Sunday, April 28, 2013

Where's the beer?

Anheuser-Busch objected to new bill .
Should brewers be able to purchase wholesale distributors in Ohio?

Shouldn't a free market allow anyone to purchase a distributorship in order to further distribute their products, especially beer?

Well, Ohio says no, according to a new law passed in a matter of hours two weeks ago.

Senate Bill 48 was introduced Feb. 20th and passed by the Senate on March 20th. It was sent to the House on March 21st.

On April 17th, the bill received a single hearing, a substitute bill was introduced and approved by the committee, then approved unanimously by the House and the Senate concurred. It was sent to the Governor on April 23rd.

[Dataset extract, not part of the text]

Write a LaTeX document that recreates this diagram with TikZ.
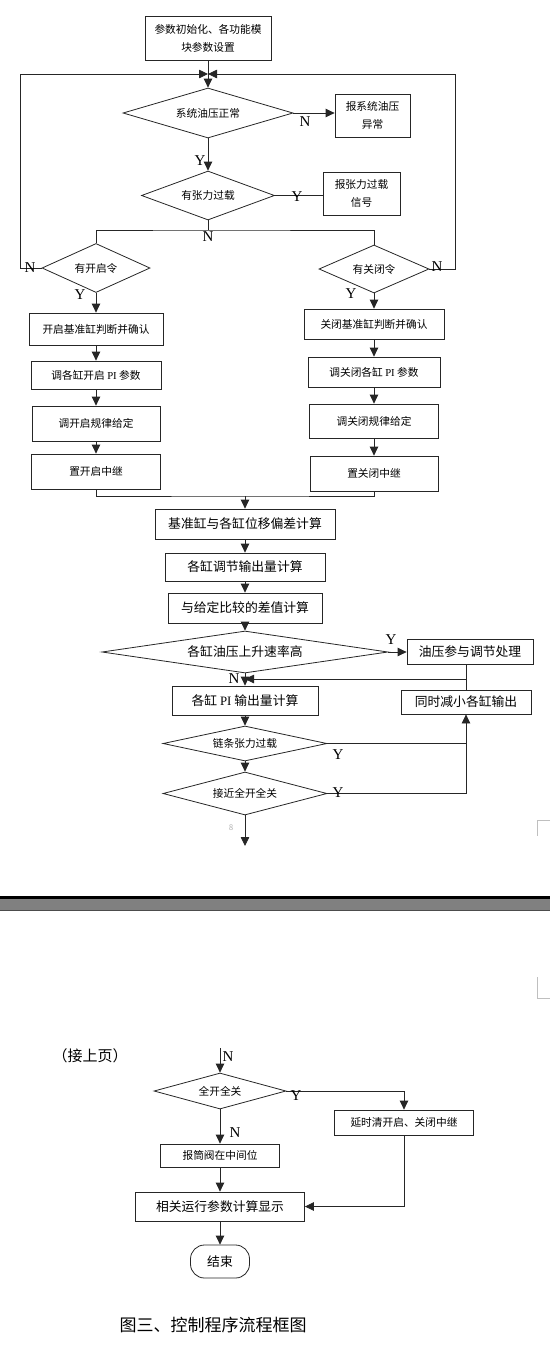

On first examination, it looks like a good bill in that it sets up a two-tiered liquor licensing system that allows smaller brewers (making less than 31 million gallons a year) to sell directly to retail markets and bypass the wholesale distributors in the state.

It does a number of others things, but one aspect generated some controversy: it prohibits large brewers from owning a distributor.

And that was a problem for many, but especially Anheuser-Busch InBev which has numerous options to purchase, or determine the purchaser, of distributorships throughout the state.

So they objected to the terms of the bill - and the rapid process with which it was passed.

According to Rep. Jim Buchy, R-Greenville, the bill’s floor manager, "We want to maintain a good system that has worked so well so we don’t get into a noncompetitive situation. That’s what could happen here," he told the Columbus Dispatch.

Anheuser-Busch said they were not given any chance to comment upon the implications of the provision.

Interestingly, the Ohio Wholesale Wine and Beer Association, which is the direct beneficiary of the provision, has donated over $600,000 to various legislative and state campaigns in the past several years.

Anheuser-Busch's North American president, Luiz Edmond, met with Gov. John Kasich to see if he would veto the bill.

“This thing passed the House and the Senate unanimously,” Kasich said. “I’m not going to just veto something that has, basically, unanimous support across the board. I don’t see why I would do that," he told the Dispatch.

Scott Corbitt, Region Director for State Affairs at Anheuser-Busch, issued the following statement:

We have shared our concerns with legislators and Governor Kasich regarding the lack of transparency in the legislative process and that the legislation’s restrictions on competition and constraints on the free market will ultimately harm consumer choice. Positive assurances were given to us by policymakers to address the issues that could significantly impact our investments in the state. We are working to identify a solution that maintains consumer choice and the free market principles that make Ohio a great state to do business.

The Governor has until May 4th to sign or veto the bill, after which it will go into effect with or without his action.